At the same time, AI democratizes access in a way that terrifies gatekeepers and empowers obsessives. Anyone with a laptop can now generate sketches, stems, or whole tracks from text, which means the old excuse” I have ideas, but I’m not a producer” starts to evaporate. In a culture where tools like Suno or similar systems have gone mainstream and ended up in courtrooms and settlement talks, the spotlight shifts from technical virtuosity to taste, curation, and intent.
Cultural blowback, legal wars, and the hunger for “real”
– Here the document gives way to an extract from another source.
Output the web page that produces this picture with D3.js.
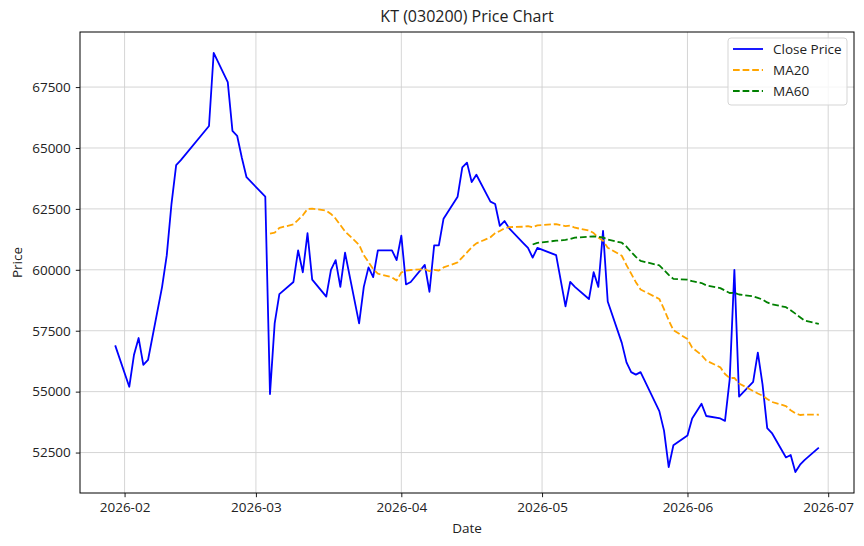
<!DOCTYPE html>
<html>
<head>
<meta charset="utf-8">
<script src="https://cdn.jsdelivr.net/npm/d3@7"></script>
<style>
  body { margin: 0; background: #fff; }
  svg text { font-family: "Open Sans", "Noto Sans", sans-serif; fill: #222; }
</style>
</head>
<body>
<div id="chart"></div>
<script>
// dimensions
const width = 864;
const height = 546;
const margin = { top: 32, right: 10, bottom: 53, left: 80 };

// trading days (KRX)
const dates = [
  "2026-01-30",
  "2026-02-02", "2026-02-03", "2026-02-04", "2026-02-05", "2026-02-06",
  "2026-02-09", "2026-02-10", "2026-02-11", "2026-02-12", "2026-02-13",
  "2026-02-19", "2026-02-20",
  "2026-02-23", "2026-02-24", "2026-02-25", "2026-02-26", "2026-02-27",
  "2026-03-03", "2026-03-04", "2026-03-05", "2026-03-06",
  "2026-03-09", "2026-03-10", "2026-03-11", "2026-03-12", "2026-03-13",
  "2026-03-16", "2026-03-17", "2026-03-18", "2026-03-19", "2026-03-20",
  "2026-03-23", "2026-03-24", "2026-03-25", "2026-03-26", "2026-03-27",
  "2026-03-30", "2026-03-31", "2026-04-01", "2026-04-02", "2026-04-03",
  "2026-04-06", "2026-04-07", "2026-04-08", "2026-04-09", "2026-04-10",
  "2026-04-13", "2026-04-14", "2026-04-15", "2026-04-16", "2026-04-17",
  "2026-04-20", "2026-04-21", "2026-04-22", "2026-04-23", "2026-04-24",
  "2026-04-27", "2026-04-28", "2026-04-29", "2026-04-30",
  "2026-05-04", "2026-05-06", "2026-05-07", "2026-05-08",
  "2026-05-11", "2026-05-12", "2026-05-13", "2026-05-14", "2026-05-15",
  "2026-05-18", "2026-05-19", "2026-05-20", "2026-05-21", "2026-05-22",
  "2026-05-26", "2026-05-27", "2026-05-28", "2026-05-29",
  "2026-06-01", "2026-06-02", "2026-06-04", "2026-06-05",
  "2026-06-08", "2026-06-09", "2026-06-10", "2026-06-11", "2026-06-12",
  "2026-06-15", "2026-06-16", "2026-06-17", "2026-06-18", "2026-06-19",
  "2026-06-22", "2026-06-23", "2026-06-24", "2026-06-25", "2026-06-26",
  "2026-06-29"
];

const closePrice = [
  56900,
  55200, 56500, 57200, 56100, 56300,
  59300, 60600, 62700, 64300, 64500,
  65900, 68900,
  67700, 65700, 65500, 64600, 63800,
  63000, 54900, 57800, 59000,
  59500, 60800, 59900, 61500, 59600,
  58900, 60000, 60400, 59300, 60700,
  57800, 59300, 60100, 59700, 60800,
  60800, 60400, 61400, 59400, 59500,
  60200, 59100, 61000, 61000, 62100,
  63000, 64200, 64400, 63600, 63900,
  62800, 62700, 61800, 62000, 61700,
  61100, 60900, 60500, 60900,
  60600, 58500, 59500, 59300,
  58800, 59900, 59300, 61600, 58700,
  57000, 56200, 55800, 55700, 55800,
  54200, 53400, 51900, 52800,
  53200, 53900, 54500, 54000,
  53900, 53800, 55500, 60000, 54800,
  55400, 56600, 55300, 53500, 53300,
  52300, 52400, 51700, 52000, 52200,
  52700
];

// 20-day moving average (null until 20 closes exist)
const ma20 = [
  null, null, null, null, null, null, null, null, null, null,
  null, null, null, null, null, null, null, null, null,
  61482, 61527, 61717, 61867, 62047, 62237, 62497, 62512, 62427, 62292,
  62097, 61837, 61577, 61022, 60602, 60322, 60032, 59842, 59692, 59562,
  59887, 59967, 59992, 60027, 59942, 59997, 59972, 60097, 60302, 60512,
  60712, 60927, 61087, 61337, 61507, 61592, 61707, 61752, 61767, 61792,
  61747, 61822, 61877, 61792, 61812, 61727, 61617, 61507, 61322, 61192,
  60907, 60577, 60192, 59842, 59492, 59192, 58802, 58387, 57927, 57522,
  57157, 56807, 56502, 56277, 55997, 55722, 55557, 55562, 55337, 55027,
  54922, 54837, 54702, 54577, 54407, 54237, 54112, 54042, 54057, 54052
];

// 60-day moving average
const ma60 = [
  null, null, null, null, null, null, null, null, null, null,
  null, null, null, null, null, null, null, null, null, null,
  null, null, null, null, null, null, null, null, null, null,
  null, null, null, null, null, null, null, null, null, null,
  null, null, null, null, null, null, null, null, null, null,
  null, null, null, null, null, null, null, null, null,
  61038, 61104, 61194, 61228, 61266, 61319, 61361, 61371, 61349, 61331,
  61238, 61113, 60951, 60733, 60533, 60368, 60180, 59993, 59795, 59625,
  59597, 59532, 59457, 59365, 59250, 59148, 59048, 59055, 58987, 58910,
  58847, 58780, 58660, 58585, 58468, 58340, 58202, 58055, 57912, 57784
];

const yTicks = [52500, 55000, 57500, 60000, 62500, 65000, 67500];

const series = [
  { name: "Close Price", values: closePrice, color: "blue", dash: null },
  { name: "MA20", values: ma20, color: "orange", dash: "6.7,2.9" },
  { name: "MA60", values: ma60, color: "green", dash: "6.7,2.9" }
];

const parse = d3.utcParse("%Y-%m-%d");
const xDates = dates.map(parse);

// scales with matplotlib-like 5% margins
const xExt = d3.extent(xDates);
const xPad = (xExt[1] - xExt[0]) * 0.05;
const x = d3.scaleUtc()
  .domain([new Date(+xExt[0] - xPad), new Date(+xExt[1] + xPad)])
  .range([margin.left, width - margin.right]);

const yExt = d3.extent(closePrice);
const yPad = (yExt[1] - yExt[0]) * 0.05;
const y = d3.scaleLinear()
  .domain([yExt[0] - yPad, yExt[1] + yPad])
  .range([height - margin.bottom, margin.top]);

const svg = d3.select("#chart").append("svg")
  .attr("width", width)
  .attr("height", height);

const plotW = width - margin.left - margin.right;
const plotH = height - margin.top - margin.bottom;

// grid
const xTicks = x.ticks(d3.utcMonth.every(1));
svg.append("g")
  .selectAll("line")
  .data(xTicks)
  .join("line")
  .attr("x1", d => x(d)).attr("x2", d => x(d))
  .attr("y1", margin.top).attr("y2", height - margin.bottom)
  .attr("stroke", "#d0d0d0").attr("stroke-width", 0.9);

svg.append("g")
  .selectAll("line")
  .data(yTicks)
  .join("line")
  .attr("x1", margin.left).attr("x2", width - margin.right)
  .attr("y1", d => y(d)).attr("y2", d => y(d))
  .attr("stroke", "#d0d0d0").attr("stroke-width", 0.9);

// lines
const clip = svg.append("clipPath").attr("id", "plot-clip")
  .append("rect")
  .attr("x", margin.left).attr("y", margin.top)
  .attr("width", plotW).attr("height", plotH);

const line = vals => d3.line()
  .defined((d, i) => vals[i] != null)
  .x((d, i) => x(xDates[i]))
  .y((d, i) => y(vals[i]))(vals);

svg.append("g")
  .attr("clip-path", "url(#plot-clip)")
  .selectAll("path")
  .data(series)
  .join("path")
  .attr("d", d => line(d.values))
  .attr("fill", "none")
  .attr("stroke", d => d.color)
  .attr("stroke-width", 1.8)
  .attr("stroke-dasharray", d => d.dash)
  .attr("stroke-linejoin", "round");

// axes
const xAxis = svg.append("g")
  .attr("transform", `translate(0,${height - margin.bottom})`)
  .call(d3.axisBottom(x).tickValues(xTicks).tickFormat(d3.utcFormat("%Y-%m")).tickSizeOuter(0).tickSize(4.2).tickPadding(5));

const yAxis = svg.append("g")
  .attr("transform", `translate(${margin.left},0)`)
  .call(d3.axisLeft(y).tickValues(yTicks).tickFormat(d3.format("d")).tickSizeOuter(0).tickSize(4.2).tickPadding(5));

[xAxis, yAxis].forEach(a => {
  a.select(".domain").remove();
  a.selectAll("line").attr("stroke", "#000").attr("stroke-width", 0.9);
  a.selectAll("text").attr("font-size", "13.5px").attr("fill", "#222")
    .style("font-family", "'Open Sans', sans-serif");
});

// frame
svg.append("rect")
  .attr("x", margin.left).attr("y", margin.top)
  .attr("width", plotW).attr("height", plotH)
  .attr("fill", "none").attr("stroke", "#000").attr("stroke-width", 1);

// labels
svg.append("text")
  .attr("x", margin.left + plotW / 2).attr("y", 22)
  .attr("text-anchor", "middle").attr("font-size", "16px")
  .text("KT (030200) Price Chart");

svg.append("text")
  .attr("x", margin.left + plotW / 2).attr("y", 533)
  .attr("text-anchor", "middle").attr("font-size", "13.5px")
  .text("Date");

svg.append("text")
  .attr("transform", `translate(22,${margin.top + plotH / 2}) rotate(-90)`)
  .attr("text-anchor", "middle").attr("font-size", "13.5px")
  .text("Price");

// legend
const lg = svg.append("g").attr("transform", "translate(728,38)");
lg.append("rect")
  .attr("width", 119).attr("height", 67).attr("rx", 3)
  .attr("fill", "#fff").attr("fill-opacity", 0.8)
  .attr("stroke", "#d5d5d5").attr("stroke-width", 1);

const item = lg.selectAll("g.item")
  .data(series)
  .join("g")
  .attr("class", "item")
  .attr("transform", (d, i) => `translate(0,${11 + i * 21})`);

item.append("line")
  .attr("x1", 5).attr("x2", 35)
  .attr("stroke", d => d.color).attr("stroke-width", 1.8)
  .attr("stroke-dasharray", d => d.dash);

item.append("text")
  .attr("x", 45).attr("dy", "0.35em")
  .attr("font-size", "13.5px")
  .text(d => d.name);
</script>
</body>
</html>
As AI tracks rack up millions of streams and trigger lawsuits, the industry is scrambling to redraw the map around ownership, training data, and voice rights. Major labels are suing, lobbying, and signing licensing deals all at once, trying to decide whether AI is an existential threat or just the next contractor they can underpay.
Critics have started to warn of a feedback loop where humans begin copying the AI that copied humans, spiraling into what one writer called a “downward spiral into slop.” But that fear is also a rallying cry. Radio groups talk about picking a side and explicitly market “Guaranteed Human” shows, while artists lean even harder into live recordings, analog gear, and the kind of mistakes no diffusion model would ever generate.
We’ve been here before: punk exploding against arena rock, hip‑hop against rock radio, grunge against hair metal. AI is just the latest force pushing the culture to declare what actually matters. The more synthetic music crawls up the charts, the more value there is in the sweat, the crack in a singer’s voice, the off‑grid swing of a drummer who’s had a bad week and bleeds it into the snare.
The future: machines do the slop, humans get weird
Looking ahead, analysts warn of a future where platforms quietly swap licensed catalog cuts for AI sound‑alikes to save money, flooding services with machine product while independent artists struggle to be seen. That’s the dystopian version: endless beige playlists, all vibes, no fingerprints, music as a scented candle.
But there is another outcome already taking shape on the edges. As generative tools mature and become cheap enough for anyone, the baseline for “competent” sound becomes automated, and the cultural value of “average” plummets to zero. AI then becomes the thing that handles the sludge: temp scores, ad beds, background noise for coffee chains, while the humans who care about music double down on extremes, radical experimentation, feral imperfection, hyper‑local scenes that algorithms can’t easily model.
In that world, AI doesn’t replace human music; it replaces the worst version of it, the low‑effort, playlist‑baiting content we were already half‑ashamed to admit we were listening to. It forces artists to choose: be better than the machine, stranger than the model, more emotionally specific than a prompt, or be indistinguishable from slop and let the software handle your job.
If that’s the choice, then AI in music isn’t just some tech story. It’s a cultural filter, stripping away the illusion that every track deserves our attention and making room for the stuff that actually does. In the long run, the machines can have the human slop; the rest of us will be too busy chasing the sounds they can’t quite fake.